CIUDAD DEL VATICANO, viernes, 30 noviembre 2007 (ZENIT.org).- «Lugar primero y esencial de aprendizaje de la esperanza es la oración», advierte Benedicto XVI en su segunda encíclica, «Spe salvi», que ha firmado y publicado este viernes.
Su reflexión sobre la «esperanza cristiana» se dirige a las inquietudes del corazón humano, ofreciendo las razones de la certeza que cambia la vida del creyente en Dios.
Y es que la «esperanza» mayor, la que supera todas las dificultades, la que redime al hombre, viene del encuentro real con Dios, que ha manifestados la totalidad de su amor en Cristo Jesús, recuerda el Papa.
Esta verdadera esperanza es necesario reaprenderla –exhorta- para poder ofrecerla al mundo. Y para ello la encíclica acude a algunos testigos de esperanza y a su encuentro personal con Dios.
Benedicto XVI, al comienzo de su encíclica, brinda el ejemplo de la esclava sudanesa canonizada por Juan Pablo II, Josefina Bakhita. Pasó terribles sufrimientos, vendida desde niña, hasta que llegó a conocer al Dios vivo, el Dios de Jesucristo.
Oyó decir que existía un «Señor de todos los señores», «la bondad en persona»; supo que «este Señor también la conocía», «más aún, que la quería», que «había afrontado personalmente el destino de ser maltratado y ahora la esperaba «a la derecha de Dios Padre» -escribe el Papa–. En ese momento tuvo «esperanza»».

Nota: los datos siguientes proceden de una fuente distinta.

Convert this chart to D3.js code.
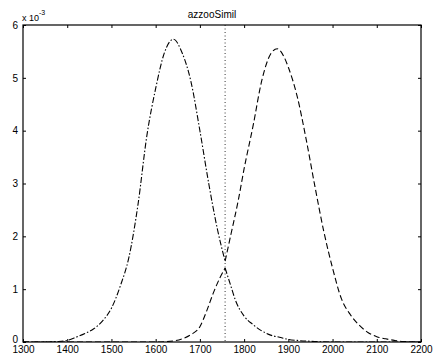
<!DOCTYPE html>
<html>
<head>
<meta charset="utf-8">
<script src="https://cdn.jsdelivr.net/npm/d3@7"></script>
<style>
  html, body { margin: 0; padding: 0; background: #fff; }
  svg { display: block; }
  text { font-family: "Liberation Sans", Arial, sans-serif; fill: #000; }
</style>
</head>
<body>
<svg id="chart" width="433" height="360"></svg>
<script>
// Axis ticks
const xTicks = [1300, 1400, 1500, 1600, 1700, 1800, 1900, 2000, 2100, 2200];
const yTicks = [0, 1, 2, 3, 4, 5, 6];

// Decision threshold (dotted vertical line)
const threshold = 1757;

// Dash-dot curve, values in units of 1e-3: left branch up to the threshold
const aLeftX = [1300, 1340, 1380, 1400, 1420, 1440, 1460, 1480, 1500, 1520, 1540, 1560, 1580, 1600, 1620, 1640, 1660, 1680, 1700, 1720, 1740, 1757];
const aLeftY = [0, 0, 0.01, 0.03, 0.09, 0.16, 0.25, 0.40, 0.64, 1.06, 1.62, 2.60, 3.90, 4.80, 5.48, 5.73, 5.47, 4.92, 4.00, 3.00, 2.12, 1.53];
// ... and its tail beyond the threshold
const aRightX = [1757, 1770, 1780, 1800, 1820, 1840, 1860, 1880, 1900, 1920, 1960, 2000, 2200];
const aRightY = [1.40, 1.06, 0.80, 0.49, 0.33, 0.21, 0.13, 0.09, 0.05, 0.03, 0.01, 0, 0];

// Dashed curve: rising branch below the threshold
const bLeftX = [1300, 1600, 1640, 1660, 1680, 1700, 1715, 1730, 1745, 1757];
const bLeftY = [0, 0, 0.02, 0.06, 0.14, 0.29, 0.58, 0.92, 1.21, 1.40];
// ... and the main peak above the threshold
const bRightX = [1757, 1770, 1787, 1800, 1820, 1840, 1860, 1875, 1890, 1900, 1920, 1940, 1960, 1980, 2000, 2020, 2040, 2060, 2080, 2100, 2120, 2140, 2160, 2200];
const bRightY = [1.53, 2.03, 2.69, 3.28, 4.08, 4.95, 5.45, 5.55, 5.40, 5.20, 4.65, 3.85, 2.95, 2.10, 1.40, 0.82, 0.52, 0.32, 0.18, 0.10, 0.06, 0.03, 0.01, 0];

const titleText = "azzooSimil";

const svg = d3.select("#chart");
const m = { left: 23, right: 12, top: 25, bottom: 18 };
const W = 433, H = 360;
const x = d3.scaleLinear().domain([1300, 2200]).range([m.left, W - m.right]);
const y = d3.scaleLinear().domain([0, 6]).range([H - m.bottom, m.top]);

const x0 = x.range()[0], x1 = x.range()[1];
const y0 = y.range()[0], y1 = y.range()[1];

// clip region for the data lines
svg.append("clipPath").attr("id", "plot")
  .append("rect").attr("x", x0).attr("y", y1).attr("width", x1 - x0).attr("height", y0 - y1);

const fontSize = 10;

// bottom axis (ticks pointing inward)
const gx = svg.append("g").attr("transform", `translate(0,${y0})`)
  .call(d3.axisBottom(x).tickValues(xTicks).tickSizeInner(-3).tickSizeOuter(0).tickPadding(4).tickFormat(d3.format("d")));
// top axis ticks (no labels)
const gxt = svg.append("g").attr("transform", `translate(0,${y1})`)
  .call(d3.axisTop(x).tickValues(xTicks).tickSizeInner(-3).tickSizeOuter(0).tickFormat(""));
// left axis
const gy = svg.append("g").attr("transform", `translate(${x0},0)`)
  .call(d3.axisLeft(y).tickValues(yTicks).tickSizeInner(-3).tickSizeOuter(0).tickPadding(5).tickFormat(d3.format("d")));
// right axis ticks
const gyr = svg.append("g").attr("transform", `translate(${x1},0)`)
  .call(d3.axisRight(y).tickValues(yTicks).tickSizeInner(-3).tickSizeOuter(0).tickFormat(""));

[gx, gxt, gy, gyr].forEach(g => {
  g.select(".domain").remove();
  g.selectAll(".tick line").attr("stroke", "#000").attr("stroke-width", 1);
  g.selectAll("text").attr("font-size", fontSize).attr("font-family", "Liberation Sans, Arial, sans-serif").attr("fill", "#000");
});
gx.selectAll("text").attr("dy", "0.7em");
// the zero label sits just above the first x label
gy.selectAll(".tick").filter(d => d === 0).select("text").attr("dy", "0.05em");

// axes box
svg.append("rect")
  .attr("x", x0).attr("y", y1).attr("width", x1 - x0).attr("height", y0 - y1)
  .attr("fill", "none").attr("stroke", "#000").attr("stroke-width", 1.2);

// exponent label
const ex = svg.append("text").attr("x", x0 - 1).attr("y", y1 - 4).attr("font-size", 9);
ex.append("tspan").text("x 10");
ex.append("tspan").attr("dy", -6).attr("font-size", 7).text("-3");

// title
svg.append("text").attr("x", 212).attr("y", 18).attr("text-anchor", "middle")
  .attr("font-size", fontSize).text(titleText);

const plot = svg.append("g").attr("clip-path", "url(#plot)");

// threshold line
plot.append("line")
  .attr("x1", x(threshold)).attr("x2", x(threshold)).attr("y1", y(6)).attr("y2", y(0))
  .attr("stroke", "#000").attr("stroke-width", 0.8).attr("stroke-dasharray", "1,2.5");

const line = d3.line().x(d => x(d[0])).y(d => y(d[1])).curve(d3.curveMonotoneX);
const pairs = (xs, ys) => xs.map((v, i) => [v, ys[i]]);

const dashDot = "6,2,1.5,2";
const dashed = "6,3";

[[aLeftX, aLeftY, dashDot], [aRightX, aRightY, dashDot], [bLeftX, bLeftY, dashed], [bRightX, bRightY, dashed]]
  .forEach(([xs, ys, dash]) => {
    plot.append("path")
      .attr("d", line(pairs(xs, ys)))
      .attr("fill", "none").attr("stroke", "#000").attr("stroke-width", 1.1)
      .attr("stroke-dasharray", dash);
  });
</script>
</body>
</html>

«A través del conocimiento de esta esperanza ella fue «redimida» –subraya–, ya no se sentía esclava, sino hija libre de Dios. Entendió lo que Pablo quería decir cuando recordó a los Efesios que antes estaban el mundo sin esperanza y sin Dios; sin esperanza porque estaban sin Dios».
A partir de entonces, sintió el deber de extender «la liberación que había recibido mediante el encuentro con el Dios de Jesucristo; que la debían recibir otros, el mayor número posible de personas», apunta el Santo Padre, rechazando de la esperanza cualquier pretensión de individualismo.
Pues hay otro testigo de que, en una situación de «desesperación aparentemente total», la escucha de Dios y poder hablarle fue una fuerza creciente de esperanza: se trata del siervo de Dios el cardenal vietnamita François-Xavier Nguyên Van Thuân (1928-2002), una figura inolvidable, dice el Papa.
Trece años en las cárceles vietnamitas; de ellos nueve en aislamiento: su experiencia de esperanza, gracias a la oración, «le permitió ser para los hombres de todo el mundo un testigo de esa gran esperanza que no se apaga ni siquiera en las noches de soledad», constata Benedicto XVI.
Por eso, de la mano de estos testigos de esperanza, indica en la oración la escuela de la esperanza mayor.
«El encuentro con Dios despierta mi conciencia» -indica el Papa– «para que se transforme en capacidad para escuchar el Bien mismo».
Y si la oración debe ser «muy personal» –«una confrontación de mi yo con Dios, con el Dios vivo»–, también debe esta «guiada e iluminada una y otra vez por las grandes oraciones de la Iglesia y de los santos», de forma que siempre haya una «interrelación entre oración pública y oración personal», se lee en la encíclica.
«Así –confirma el Papa- podemos hablar a Dios, y así Dios nos habla a nosotros», y nos vamos purificando, haciéndonos «capaces de Dios e idóneos para servir a los hombres», «capaces de la gran esperanza» y «ministros de la esperanza para los demás», porque ésta es siempre la esperanza en sentido cristiano.